> _RECORDED DATA_
◇ ◇ ◇ ◇ ◇ ◇ ◇
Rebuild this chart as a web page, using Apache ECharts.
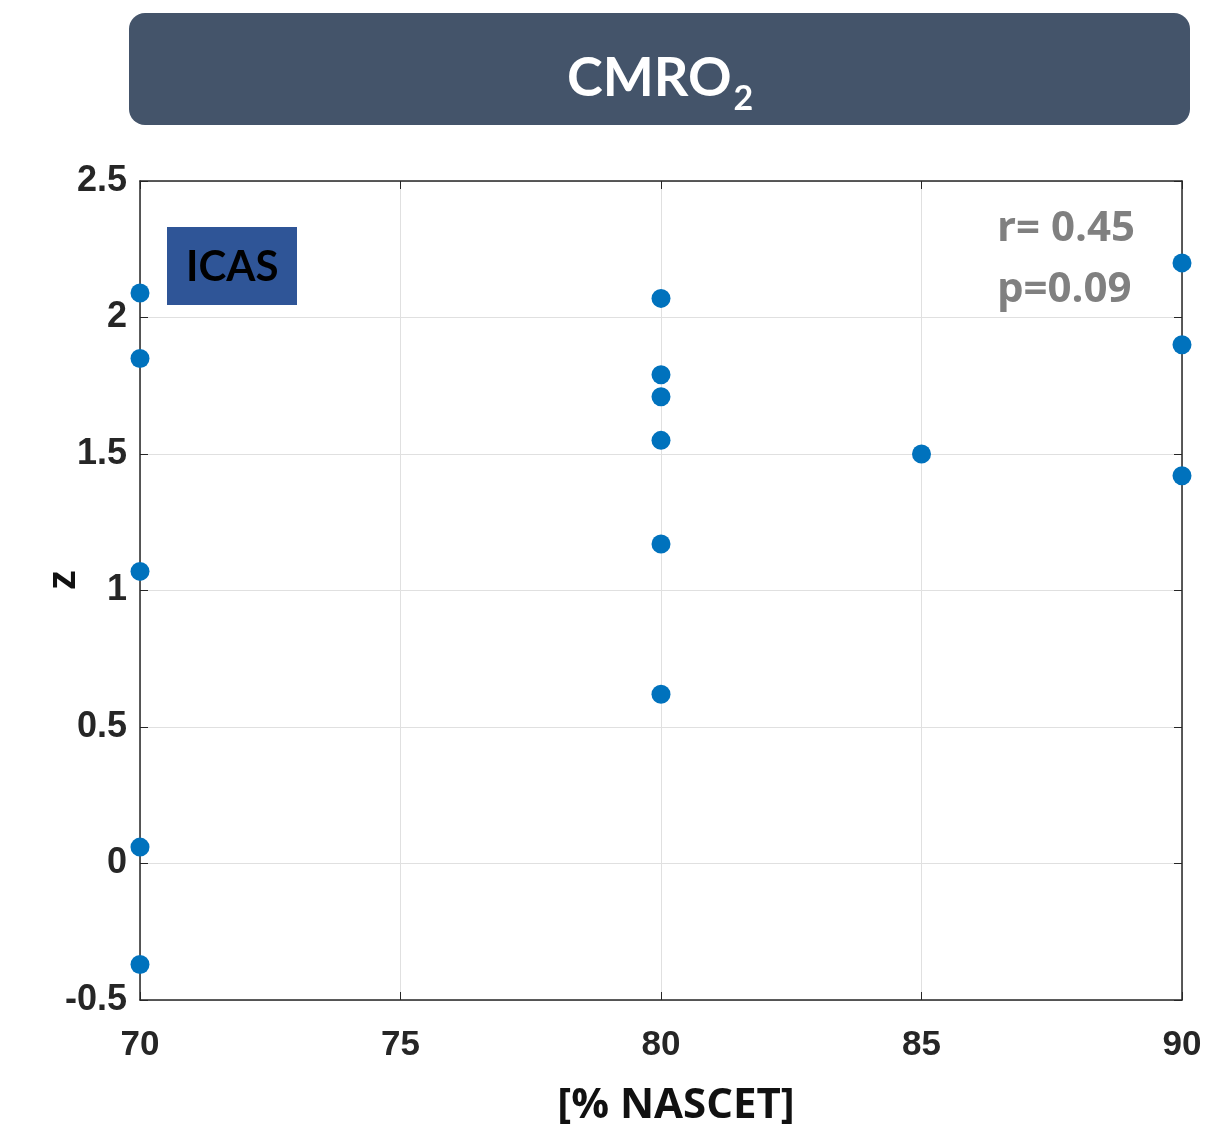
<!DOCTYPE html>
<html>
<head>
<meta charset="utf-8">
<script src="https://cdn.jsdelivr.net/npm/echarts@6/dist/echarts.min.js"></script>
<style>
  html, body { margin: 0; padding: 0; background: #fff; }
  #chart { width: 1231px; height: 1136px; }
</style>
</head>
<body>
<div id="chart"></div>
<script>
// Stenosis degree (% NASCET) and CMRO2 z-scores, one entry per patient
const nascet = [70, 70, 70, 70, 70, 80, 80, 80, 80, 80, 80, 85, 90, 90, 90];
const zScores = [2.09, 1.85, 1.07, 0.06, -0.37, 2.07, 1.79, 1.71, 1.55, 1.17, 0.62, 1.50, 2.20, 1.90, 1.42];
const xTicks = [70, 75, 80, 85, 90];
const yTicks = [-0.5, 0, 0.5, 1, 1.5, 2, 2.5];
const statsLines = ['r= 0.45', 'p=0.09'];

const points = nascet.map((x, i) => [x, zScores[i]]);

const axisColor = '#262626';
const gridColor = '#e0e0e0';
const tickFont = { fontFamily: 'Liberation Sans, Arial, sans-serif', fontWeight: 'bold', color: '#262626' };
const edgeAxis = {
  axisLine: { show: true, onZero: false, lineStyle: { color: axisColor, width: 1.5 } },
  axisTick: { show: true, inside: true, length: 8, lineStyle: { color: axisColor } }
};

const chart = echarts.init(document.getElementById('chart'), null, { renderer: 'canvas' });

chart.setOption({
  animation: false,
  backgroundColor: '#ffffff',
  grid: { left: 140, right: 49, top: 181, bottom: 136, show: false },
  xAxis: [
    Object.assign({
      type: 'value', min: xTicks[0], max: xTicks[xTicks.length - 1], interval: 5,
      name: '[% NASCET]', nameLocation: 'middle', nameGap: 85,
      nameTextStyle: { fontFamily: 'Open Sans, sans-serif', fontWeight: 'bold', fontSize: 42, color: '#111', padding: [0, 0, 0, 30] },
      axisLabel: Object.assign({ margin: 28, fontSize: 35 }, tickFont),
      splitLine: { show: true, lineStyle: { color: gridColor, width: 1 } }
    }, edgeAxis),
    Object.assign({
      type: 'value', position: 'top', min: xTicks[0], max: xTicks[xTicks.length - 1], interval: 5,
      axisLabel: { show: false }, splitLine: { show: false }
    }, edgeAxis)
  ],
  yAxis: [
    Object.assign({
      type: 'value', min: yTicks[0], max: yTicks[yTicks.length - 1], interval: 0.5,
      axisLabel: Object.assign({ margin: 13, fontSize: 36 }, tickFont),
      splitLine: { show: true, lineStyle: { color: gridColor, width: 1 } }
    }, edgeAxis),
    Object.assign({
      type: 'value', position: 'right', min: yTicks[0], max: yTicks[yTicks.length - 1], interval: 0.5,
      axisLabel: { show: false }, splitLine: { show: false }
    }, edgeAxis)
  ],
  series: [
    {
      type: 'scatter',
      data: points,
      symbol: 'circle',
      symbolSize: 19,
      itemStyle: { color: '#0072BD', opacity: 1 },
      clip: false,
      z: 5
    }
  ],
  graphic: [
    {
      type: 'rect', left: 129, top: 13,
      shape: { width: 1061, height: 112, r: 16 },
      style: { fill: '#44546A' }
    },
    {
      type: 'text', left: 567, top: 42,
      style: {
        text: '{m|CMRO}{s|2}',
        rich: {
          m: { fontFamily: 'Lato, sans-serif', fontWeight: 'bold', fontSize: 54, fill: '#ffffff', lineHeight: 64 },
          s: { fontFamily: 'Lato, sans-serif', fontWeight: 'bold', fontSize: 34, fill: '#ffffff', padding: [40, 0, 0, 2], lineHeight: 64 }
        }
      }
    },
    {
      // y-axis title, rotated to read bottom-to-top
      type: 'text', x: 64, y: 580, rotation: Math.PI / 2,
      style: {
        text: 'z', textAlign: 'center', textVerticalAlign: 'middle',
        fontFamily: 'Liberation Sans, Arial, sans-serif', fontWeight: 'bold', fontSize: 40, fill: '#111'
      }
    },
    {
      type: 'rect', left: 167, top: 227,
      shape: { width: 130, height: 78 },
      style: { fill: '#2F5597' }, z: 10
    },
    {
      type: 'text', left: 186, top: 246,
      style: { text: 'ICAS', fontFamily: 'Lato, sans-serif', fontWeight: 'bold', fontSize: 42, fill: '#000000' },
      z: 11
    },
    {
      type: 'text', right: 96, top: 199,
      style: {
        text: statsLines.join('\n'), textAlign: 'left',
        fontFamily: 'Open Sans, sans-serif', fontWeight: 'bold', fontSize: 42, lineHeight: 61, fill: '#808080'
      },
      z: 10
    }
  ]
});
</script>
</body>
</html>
◇ ◇ ◇ ◇ ◇ ◇ ◇
> _WHAT IS EXPECTED_
Take the material above from its first line through the line holding "const points = nascet.map((x, i)" and set it down exactly, without the pictures.

> _WRITTEN SOLUTION_
Rebuild this chart as a web page, using Apache ECharts.
<!DOCTYPE html>
<html>
<head>
<meta charset="utf-8">
<script src="https://cdn.jsdelivr.net/npm/echarts@6/dist/echarts.min.js"></script>
<style>
  html, body { margin: 0; padding: 0; background: #fff; }
  #chart { width: 1231px; height: 1136px; }
</style>
</head>
<body>
<div id="chart"></div>
<script>
// Stenosis degree (% NASCET) and CMRO2 z-scores, one entry per patient
const nascet = [70, 70, 70, 70, 70, 80, 80, 80, 80, 80, 80, 85, 90, 90, 90];
const zScores = [2.09, 1.85, 1.07, 0.06, -0.37, 2.07, 1.79, 1.71, 1.55, 1.17, 0.62, 1.50, 2.20, 1.90, 1.42];
const xTicks = [70, 75, 80, 85, 90];
const yTicks = [-0.5, 0, 0.5, 1, 1.5, 2, 2.5];
const statsLines = ['r= 0.45', 'p=0.09'];

const points = nascet.map((x, i) => [x, zScores[i]]);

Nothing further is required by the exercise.